━━━━━ Dataset section

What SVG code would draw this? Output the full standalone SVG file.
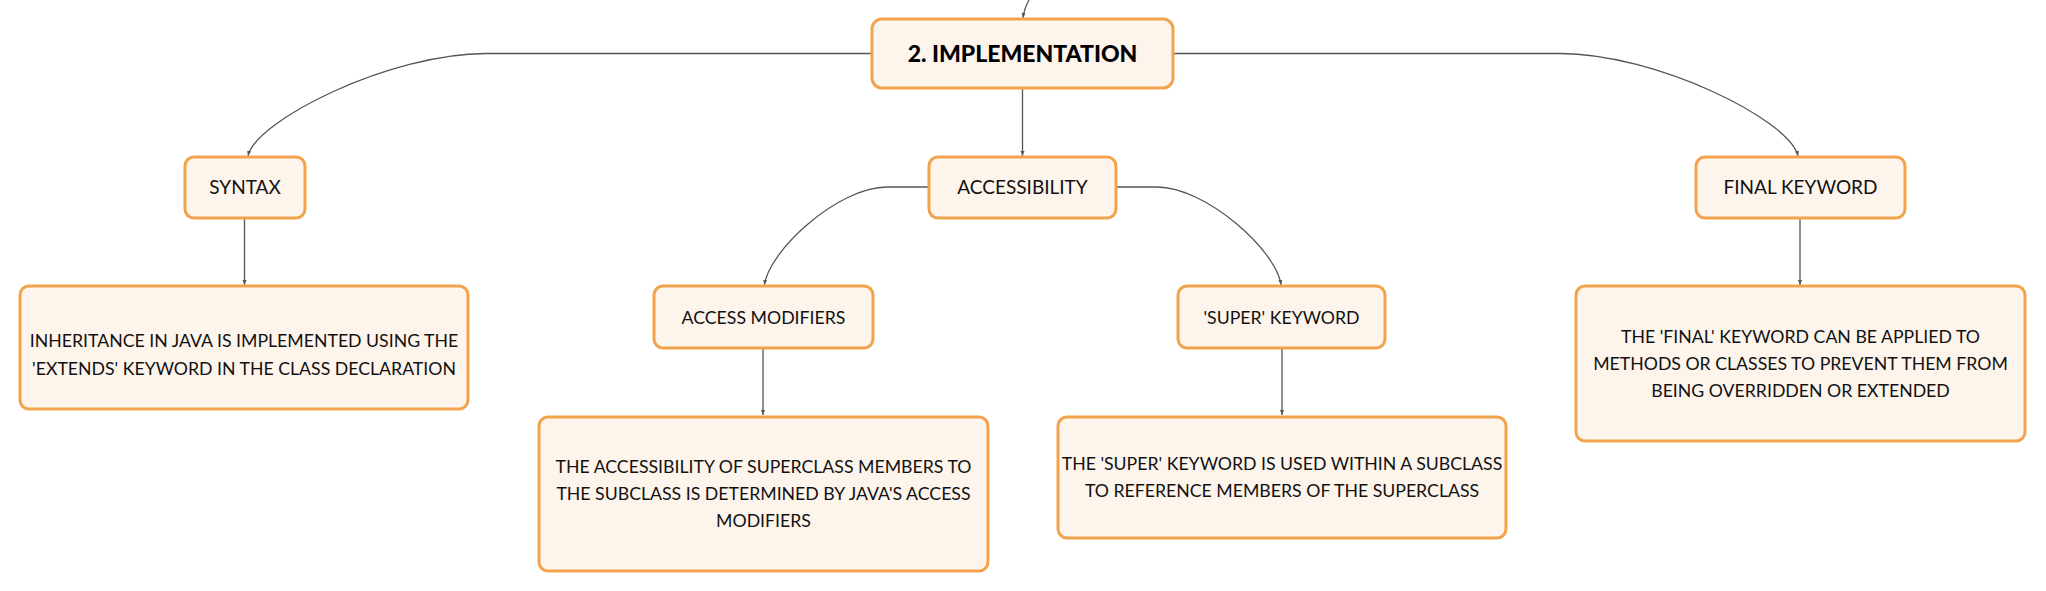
<svg xmlns="http://www.w3.org/2000/svg" width="2046" height="591" viewBox="0 0 2046 591">
<style>
.box{fill:#fdf4ec;stroke:#f2a34c;stroke-width:3}
.t{font-family:Lato,"Noto Sans",sans-serif;font-size:17.7px;fill:#111;text-anchor:middle}
.l{font-family:Lato,"Noto Sans",sans-serif;font-size:19px;fill:#111;text-anchor:middle}
.title{font-family:Lato,"Noto Sans",sans-serif;font-size:23px;font-weight:900;fill:#000;text-anchor:middle}
.c{fill:none;stroke:#555;stroke-width:1.3;marker-end:url(#ah)}
</style>
<defs>
<marker id="ah" viewBox="0 0 10 10" refX="10" refY="5" markerWidth="5" markerHeight="5" markerUnits="userSpaceOnUse" orient="auto">
<path d="M0,1 L10,5 L0,9 z" fill="#555"/>
</marker>
</defs>
<rect width="2046" height="591" fill="#fff"/>
<g id="connectors">
<path class="c" d="M1029,0 Q1024,9 1023,18"/>
<path class="c" d="M872,53.5 L486,53.5 C390,53.5 256,120 248,156"/>
<path class="c" d="M1022.5,88 L1022.5,156"/>
<path class="c" d="M1172,53.5 L1560,53.5 C1656,53.5 1790,120 1798,156"/>
<path class="c" d="M244.5,218 L244.5,285"/>
<path class="c" d="M929,187 L887,187 C838,187 768.5,251 764.5,285"/>
<path class="c" d="M1116,187 L1157,187 C1206,187 1277,251 1281,285"/>
<path class="c" d="M763,348 L763,415"/>
<path class="c" d="M1282,348 L1282,415"/>
<path class="c" d="M1800,218 L1800,285"/>
</g>
<g id="implementation">
<rect class="box" x="872" y="19" width="301" height="69" rx="10"/>
<text class="title" x="1022.5" y="62">2. IMPLEMENTATION</text>
</g>
<g id="syntax">
<rect class="box" x="185" y="157" width="120" height="61" rx="9"/>
<text class="l" x="245" y="194">SYNTAX</text>
</g>
<g id="accessibility">
<rect class="box" x="929" y="157" width="187" height="61" rx="9"/>
<text class="l" x="1022.5" y="194">ACCESSIBILITY</text>
</g>
<g id="final-keyword">
<rect class="box" x="1696" y="157" width="209" height="61" rx="9"/>
<text class="l" x="1800.5" y="194">FINAL KEYWORD</text>
</g>
<g id="syntax-desc">
<rect class="box" x="20" y="286" width="448" height="123" rx="9"/>
<text class="t" x="244" y="347">INHERITANCE IN JAVA IS IMPLEMENTED USING THE</text>
<text class="t" x="244" y="375">'EXTENDS' KEYWORD IN THE CLASS DECLARATION</text>
</g>
<g id="access-modifiers">
<rect class="box" x="654" y="286" width="219" height="62" rx="9"/>
<text class="t" x="763.5" y="323.5">ACCESS MODIFIERS</text>
</g>
<g id="super-keyword">
<rect class="box" x="1178" y="286" width="207" height="62" rx="9"/>
<text class="t" x="1281.5" y="323.5">'SUPER' KEYWORD</text>
</g>
<g id="access-desc">
<rect class="box" x="539" y="417" width="449" height="154" rx="9"/>
<text class="t" x="763.5" y="472.5">THE ACCESSIBILITY OF SUPERCLASS MEMBERS TO</text>
<text class="t" x="763.5" y="500">THE SUBCLASS IS DETERMINED BY JAVA'S ACCESS</text>
<text class="t" x="763.5" y="527">MODIFIERS</text>
</g>
<g id="super-desc">
<rect class="box" x="1058" y="417" width="448" height="121" rx="9"/>
<text class="t" x="1282" y="470">THE 'SUPER' KEYWORD IS USED WITHIN A SUBCLASS</text>
<text class="t" x="1282" y="497">TO REFERENCE MEMBERS OF THE SUPERCLASS</text>
</g>
<g id="final-desc">
<rect class="box" x="1576" y="286" width="449" height="155" rx="9"/>
<text class="t" x="1800.5" y="342.5">THE 'FINAL' KEYWORD CAN BE APPLIED TO</text>
<text class="t" x="1800.5" y="369.5">METHODS OR CLASSES TO PREVENT THEM FROM</text>
<text class="t" x="1800.5" y="396.5">BEING OVERRIDDEN OR EXTENDED</text>
</g>
</svg>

━━━━━━━━━━

> **Task**:
Without the pictures, write out the whole listing above exactly as it appears.

> **Solution to this problem**:
What SVG code would draw this? Output the full standalone SVG file.
<svg xmlns="http://www.w3.org/2000/svg" width="2046" height="591" viewBox="0 0 2046 591">
<style>
.box{fill:#fdf4ec;stroke:#f2a34c;stroke-width:3}
.t{font-family:Lato,"Noto Sans",sans-serif;font-size:17.7px;fill:#111;text-anchor:middle}
.l{font-family:Lato,"Noto Sans",sans-serif;font-size:19px;fill:#111;text-anchor:middle}
.title{font-family:Lato,"Noto Sans",sans-serif;font-size:23px;font-weight:900;fill:#000;text-anchor:middle}
.c{fill:none;stroke:#555;stroke-width:1.3;marker-end:url(#ah)}
</style>
<defs>
<marker id="ah" viewBox="0 0 10 10" refX="10" refY="5" markerWidth="5" markerHeight="5" markerUnits="userSpaceOnUse" orient="auto">
<path d="M0,1 L10,5 L0,9 z" fill="#555"/>
</marker>
</defs>
<rect width="2046" height="591" fill="#fff"/>
<g id="connectors">
<path class="c" d="M1029,0 Q1024,9 1023,18"/>
<path class="c" d="M872,53.5 L486,53.5 C390,53.5 256,120 248,156"/>
<path class="c" d="M1022.5,88 L1022.5,156"/>
<path class="c" d="M1172,53.5 L1560,53.5 C1656,53.5 1790,120 1798,156"/>
<path class="c" d="M244.5,218 L244.5,285"/>
<path class="c" d="M929,187 L887,187 C838,187 768.5,251 764.5,285"/>
<path class="c" d="M1116,187 L1157,187 C1206,187 1277,251 1281,285"/>
<path class="c" d="M763,348 L763,415"/>
<path class="c" d="M1282,348 L1282,415"/>
<path class="c" d="M1800,218 L1800,285"/>
</g>
<g id="implementation">
<rect class="box" x="872" y="19" width="301" height="69" rx="10"/>
<text class="title" x="1022.5" y="62">2. IMPLEMENTATION</text>
</g>
<g id="syntax">
<rect class="box" x="185" y="157" width="120" height="61" rx="9"/>
<text class="l" x="245" y="194">SYNTAX</text>
</g>
<g id="accessibility">
<rect class="box" x="929" y="157" width="187" height="61" rx="9"/>
<text class="l" x="1022.5" y="194">ACCESSIBILITY</text>
</g>
<g id="final-keyword">
<rect class="box" x="1696" y="157" width="209" height="61" rx="9"/>
<text class="l" x="1800.5" y="194">FINAL KEYWORD</text>
</g>
<g id="syntax-desc">
<rect class="box" x="20" y="286" width="448" height="123" rx="9"/>
<text class="t" x="244" y="347">INHERITANCE IN JAVA IS IMPLEMENTED USING THE</text>
<text class="t" x="244" y="375">'EXTENDS' KEYWORD IN THE CLASS DECLARATION</text>
</g>
<g id="access-modifiers">
<rect class="box" x="654" y="286" width="219" height="62" rx="9"/>
<text class="t" x="763.5" y="323.5">ACCESS MODIFIERS</text>
</g>
<g id="super-keyword">
<rect class="box" x="1178" y="286" width="207" height="62" rx="9"/>
<text class="t" x="1281.5" y="323.5">'SUPER' KEYWORD</text>
</g>
<g id="access-desc">
<rect class="box" x="539" y="417" width="449" height="154" rx="9"/>
<text class="t" x="763.5" y="472.5">THE ACCESSIBILITY OF SUPERCLASS MEMBERS TO</text>
<text class="t" x="763.5" y="500">THE SUBCLASS IS DETERMINED BY JAVA'S ACCESS</text>
<text class="t" x="763.5" y="527">MODIFIERS</text>
</g>
<g id="super-desc">
<rect class="box" x="1058" y="417" width="448" height="121" rx="9"/>
<text class="t" x="1282" y="470">THE 'SUPER' KEYWORD IS USED WITHIN A SUBCLASS</text>
<text class="t" x="1282" y="497">TO REFERENCE MEMBERS OF THE SUPERCLASS</text>
</g>
<g id="final-desc">
<rect class="box" x="1576" y="286" width="449" height="155" rx="9"/>
<text class="t" x="1800.5" y="342.5">THE 'FINAL' KEYWORD CAN BE APPLIED TO</text>
<text class="t" x="1800.5" y="369.5">METHODS OR CLASSES TO PREVENT THEM FROM</text>
<text class="t" x="1800.5" y="396.5">BEING OVERRIDDEN OR EXTENDED</text>
</g>
</svg>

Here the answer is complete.